Our politics only succeed when the realism is as clear as the idealism.
This party’s strength today comes from the journey of change and learning we have made.
We learnt that however much we strive for peace, we need strong defense capability where a peaceful approach fails.
We learnt that equality is about equal worth, not equal outcomes.
Today our idea of society is shaped around mutual responsibility; a deal, an agreement between citizens, not a one-way gift, from the well-off to the dependent.
Our economic and social policy today owes as much to the liberal
social democratic tradition of Lloyd George, Keynes, and Beveridge as to the socialist principles of the 1945 government.
Just over a decade ago, people asked if Labour could ever win again. Today they ask the same question of the opposition. Painful though that journey of change has been, it has been worth it, every stage of the way.
On this journey, the values have never changed. The aims haven’t. Our aims would be instantly recognizable to every Labour leader from Keir Hardie onwards. But the means do change.
The journey hasn’t ended. It never ends. The next stage for New Labour is not backwards; it is renewing ourselves again.
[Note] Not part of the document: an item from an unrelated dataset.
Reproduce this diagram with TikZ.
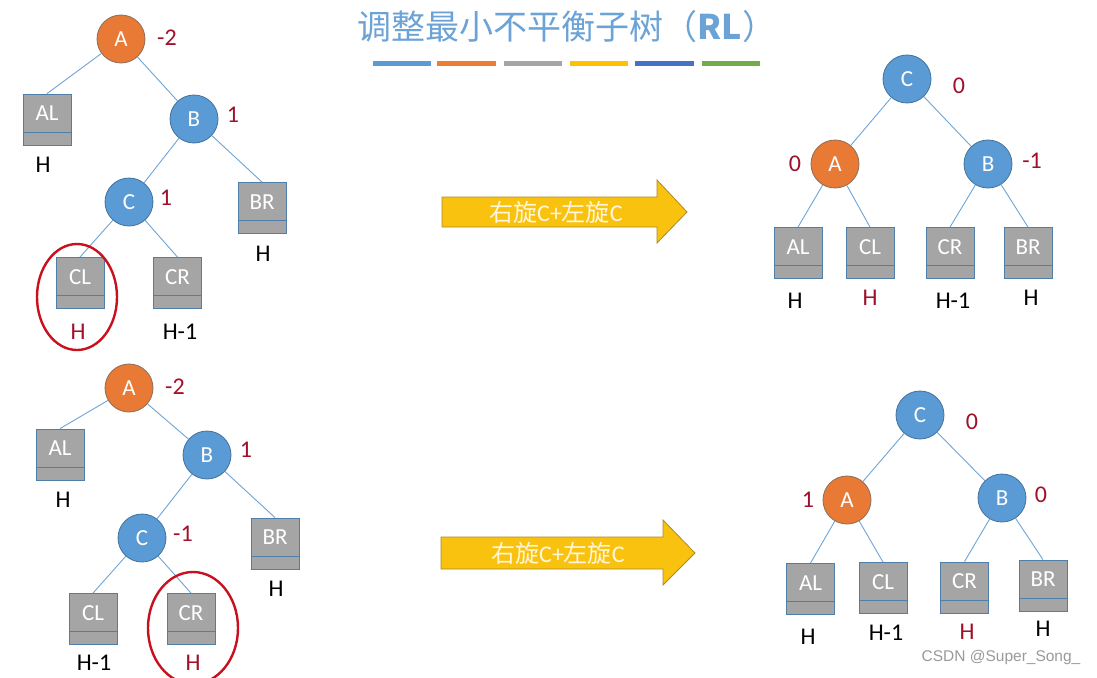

Just after the election, an old colleague of mine said: “Come on, Tony, now we’ve won again, can’t we drop all this New Labour and do what we believe in?”
I said: “It’s worse than you think. I really do believe in it.”
We didn’t revolutionize British economic policy—Bank of England independence, tough spending rules—for some managerial reason or as a clever wheeze to steal Tory clothes.
We did it because the victims of economic incompetence—15 percent interest rates, 3 million unemployed—are hardworking families. They are the ones—and even more so, now—with tough times ahead—that the economy should be run for, not speculators, or currency dealers or senior executives whose pay packets don’t seem to bear any resemblance to the performance of their companies.